Alguns dos outros coadjuvantes são relativamente bem integrados ao enredo, casos de Valka (Cate Blanchett) e os gêmeos Cabeça Quente (Kristen Wiig) e Cabeça Dura (Justin Rupple, substituindo o polêmico T.J. Miller). Por outro lado, Eret (Kit Harington), Melequento (Jonah Hill), Perna de Peixe (Christopher Mintz-Plasse) e Bocão (Craig Ferguson) praticamente se limitam a participações especiais em Como Treinar Seu Dragão 3.

Nada que possa ser considerado uma falha grave.

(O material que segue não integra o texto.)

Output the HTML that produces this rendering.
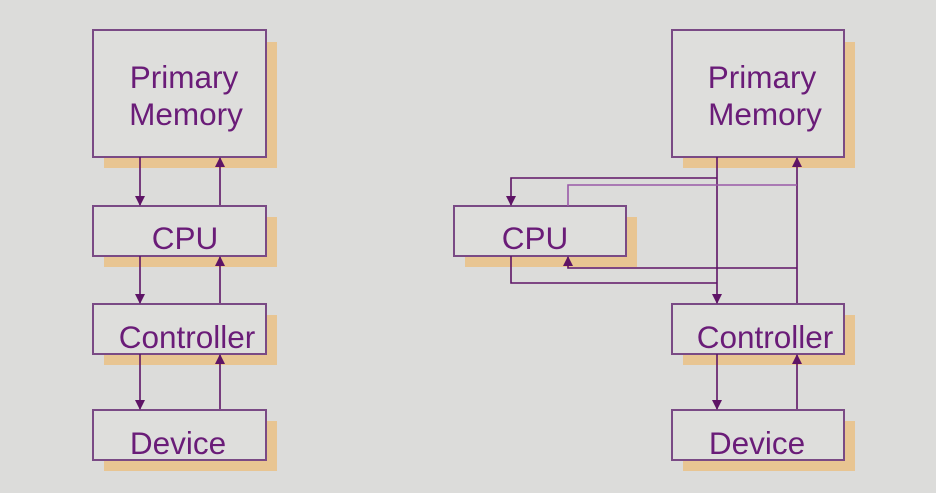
<!DOCTYPE html>
<html><head><meta charset="utf-8"><style>
html,body{margin:0;padding:0;background:#dcdcda;}
svg{display:block;}
text{font-family:"Liberation Sans",Arial,sans-serif;font-size:31.5px;fill:#6a1c78;}
</style></head><body>
<svg width="936" height="493" viewBox="0 0 936 493" xmlns="http://www.w3.org/2000/svg">
<defs>
<marker id="a" markerWidth="10" markerHeight="10" refX="9" refY="5" orient="auto" markerUnits="userSpaceOnUse">
<path d="M0,0 L10,5 L0,10 z" fill="#5e1466"/>
</marker>
</defs>
<rect width="936" height="493" fill="#dcdcda"/>
<g fill="#e8c592">
<rect x="104" y="42" width="173" height="126"/>
<rect x="104" y="217" width="173" height="50"/>
<rect x="104" y="315" width="173" height="50"/>
<rect x="104" y="421" width="173" height="50"/>
<rect x="683" y="42" width="172" height="126"/>
<rect x="465" y="217" width="172" height="50"/>
<rect x="683" y="315" width="172" height="50"/>
<rect x="683" y="421" width="172" height="50"/>
</g>
<g fill="#dededc" stroke="#7a4a85" stroke-width="2">
<rect x="93" y="30" width="173" height="127"/>
<rect x="93" y="206" width="173" height="50"/>
<rect x="93" y="304" width="173" height="50"/>
<rect x="93" y="410" width="173" height="50"/>
<rect x="672" y="30" width="172" height="127"/>
<rect x="454" y="206" width="172" height="50"/>
<rect x="672" y="304" width="172" height="50"/>
<rect x="672" y="410" width="172" height="50"/>
</g>
<g stroke="#5e1466" stroke-width="1.6" fill="none">
<line x1="140" y1="157" x2="140" y2="205" marker-end="url(#a)"/>
<line x1="220" y1="205" x2="220" y2="158" marker-end="url(#a)"/>
<line x1="140" y1="256" x2="140" y2="303" marker-end="url(#a)"/>
<line x1="220" y1="303" x2="220" y2="257" marker-end="url(#a)"/>
<line x1="140" y1="354" x2="140" y2="409" marker-end="url(#a)"/>
<line x1="220" y1="409" x2="220" y2="355" marker-end="url(#a)"/>
<line x1="717" y1="157" x2="717" y2="303" marker-end="url(#a)"/>
<line x1="797" y1="303" x2="797" y2="158" marker-end="url(#a)"/>
<line x1="717" y1="354" x2="717" y2="409" marker-end="url(#a)"/>
<line x1="797" y1="409" x2="797" y2="355" marker-end="url(#a)"/>
<polyline points="717,178 511,178 511,205" marker-end="url(#a)"/>
<polyline points="797,185 568,185 568,206" stroke="#9a5aa8"/>
<polyline points="797,268 568,268 568,257" marker-end="url(#a)"/>
<polyline points="511,256 511,283 717,283"/>
</g>
<text x="184" y="88" text-anchor="middle">Primary</text>
<text x="186" y="125" text-anchor="middle">Memory</text>
<text x="185" y="249" text-anchor="middle">CPU</text>
<text x="187" y="348" text-anchor="middle">Controller</text>
<text x="178" y="454" text-anchor="middle">Device</text>
<text x="762" y="88" text-anchor="middle">Primary</text>
<text x="765" y="125" text-anchor="middle">Memory</text>
<text x="535" y="249" text-anchor="middle">CPU</text>
<text x="765" y="348" text-anchor="middle">Controller</text>
<text x="757" y="454" text-anchor="middle">Device</text>
</svg>
</body></html>
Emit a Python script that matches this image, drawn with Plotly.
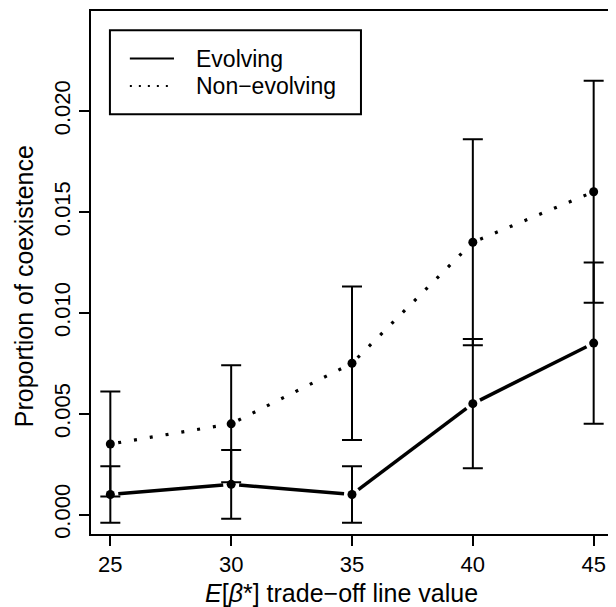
import math
import plotly.graph_objects as go

# ---- data ----
trade_off = [25, 30, 35, 40, 45]
evolving = [0.0010, 0.0015, 0.0010, 0.0055, 0.0085]
evolving_err = [0.0014, 0.0017, 0.0014, 0.0032, 0.0040]
non_evolving = [0.0035, 0.0045, 0.0075, 0.0135, 0.0160]
non_evolving_err = [0.0026, 0.0029, 0.0038, 0.0051, 0.0055]
y_ticks = [0.000, 0.005, 0.010, 0.015, 0.020]
y_tick_text = ["0.000", "0.005", "0.010", "0.015", "0.020"]
x_ticks = [25, 30, 35, 40, 45]
series_names = ["Evolving", "Non\u2212evolving"]

# ---- layout geometry (page has an 8px body margin) ----
OFF = 8
FIG_W, FIG_H = 608, 599
M_L, M_R, M_T, M_B = 83, 1, 1, 73
PW = FIG_W - M_L - M_R
PH = FIG_H - M_T - M_B
XR = [24.2, 45.8]
YR = [-0.00096, 0.02496]
FONT = "Liberation Sans, Arial, Helvetica, sans-serif"
FS_TICK = 22
FS_LEG = 23
FS_TITLE = 25


def px(page_x):
    return (page_x - OFF - M_L) / PW


def py(page_y):
    return 1 - (page_y - OFF - M_T) / PH


def gapped(xs, ys, gap=8.0):
    """Line segments between points, leaving a gap around each point (R type='b')."""
    sx = PW / (XR[1] - XR[0])
    sy = PH / (YR[1] - YR[0])
    ox, oy = [], []
    for i in range(len(xs) - 1):
        x0, y0, x1, y1 = xs[i], ys[i], xs[i + 1], ys[i + 1]
        L = math.hypot((x1 - x0) * sx, (y1 - y0) * sy)
        if L <= 2 * gap:
            continue
        f = gap / L
        ox += [x0 + f * (x1 - x0), x1 - f * (x1 - x0), None]
        oy += [y0 + f * (y1 - y0), y1 - f * (y1 - y0), None]
    return ox, oy


fig = go.Figure()

ex, ey = gapped(trade_off, evolving)
nx, ny = gapped(trade_off, non_evolving)

fig.add_trace(go.Scatter(x=ex, y=ey, mode="lines", name=series_names[0], showlegend=False,
                         line=dict(color="black", width=3.5), connectgaps=False))
fig.add_trace(go.Scatter(x=nx, y=ny, mode="lines", name=series_names[1], showlegend=False,
                         line=dict(color="black", width=3.2, dash="3px,13px"),
                         connectgaps=False))

fig.add_trace(go.Scatter(x=trade_off, y=non_evolving, mode="markers", showlegend=False,
                         marker=dict(color="black", size=9),
                         error_y=dict(type="data", array=non_evolving_err, symmetric=True,
                                      color="black", thickness=2, width=10)))
fig.add_trace(go.Scatter(x=trade_off, y=evolving, mode="markers", showlegend=False,
                         marker=dict(color="black", size=9),
                         error_y=dict(type="data", array=evolving_err, symmetric=True,
                                      color="black", thickness=2, width=10)))

# legend (R-style box)
legend_shapes = [
    dict(type="rect", xref="paper", yref="paper", x0=px(110), x1=px(362),
         y0=py(112.7), y1=py(28.3), line=dict(color="black", width=2),
         fillcolor="white", layer="above"),
    dict(type="line", xref="paper", yref="paper", x0=px(130), x1=px(174.3),
         y0=py(56.7), y1=py(56.7), line=dict(color="black", width=2), layer="above"),
    dict(type="line", xref="paper", yref="paper", x0=px(130), x1=px(174.3),
         y0=py(84.3), y1=py(84.3), line=dict(color="black", width=2, dash="2px,7px"),
         layer="above"),
]
legend_text = [
    dict(text=series_names[0], xref="paper", yref="paper", x=px(194), y=py(56.7),
         xanchor="left", yanchor="middle", showarrow=False,
         font=dict(family=FONT, size=FS_LEG)),
    dict(text=series_names[1], xref="paper", yref="paper", x=px(194), y=py(84.3),
         xanchor="left", yanchor="middle", showarrow=False,
         font=dict(family=FONT, size=FS_LEG)),
]

fig.update_layout(
    width=FIG_W, height=FIG_H,
    margin=dict(l=M_L, r=M_R, t=M_T, b=M_B, pad=0),
    paper_bgcolor="white", plot_bgcolor="white",
    font=dict(family=FONT, size=FS_TICK, color="black"),
    showlegend=False,
    xaxis=dict(range=XR, tickmode="array", tickvals=x_ticks, ticks="outside",
               ticklen=10, tickwidth=2, tickcolor="black", showgrid=False, zeroline=False,
               showline=True, linewidth=2, linecolor="black", mirror=True,
               tickfont=dict(family=FONT, size=FS_TICK)),
    yaxis=dict(range=YR, tickmode="array", tickvals=y_ticks, ticktext=y_tick_text,
               ticks="outside", ticklen=10, tickwidth=2, tickcolor="black",
               tickangle=-90, showgrid=False, zeroline=False,
               showline=True, linewidth=2, linecolor="black", mirror=True,
               tickfont=dict(family=FONT, size=FS_TICK)),
    shapes=legend_shapes,
    annotations=legend_text + [
        dict(text="<i>E</i>[<i>\u03b2</i>*] trade\u2212off line value", xref="paper", yref="paper",
             x=px(342), y=py(593), xanchor="center", yanchor="middle",
             showarrow=False, font=dict(family=FONT, size=FS_TITLE)),
        dict(text="Proportion of coexistence", xref="paper", yref="paper",
             x=px(24), y=py(285), xanchor="center", yanchor="middle",
             textangle=-90, showarrow=False, font=dict(family=FONT, size=FS_TITLE)),
    ],
)

fig.write_html("out.html")
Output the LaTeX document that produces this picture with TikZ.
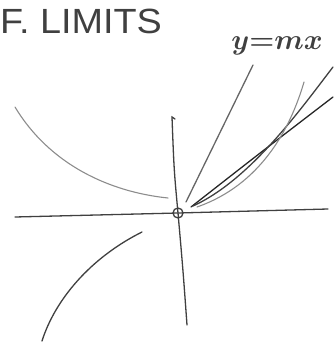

De modo similar, a conclusão agridoce que começa a se delinear lá pela metade do filme — e que envolve o destino dos dragões — se concretiza apenas brevemente, sendo logo substituída por um final feliz e esperançoso. Mas não dá para acusar os realizadores de se renderem às convenções hollywoodianas. É mais do que compreensível que eles tenham decidido encerrar de modo positivo uma saga infantil que sempre se pautou pelo senso de encantamento.

E convenhamos: nos dias de hoje, não são só as crianças que merecem sair do cinema com uma pontinha de otimismo.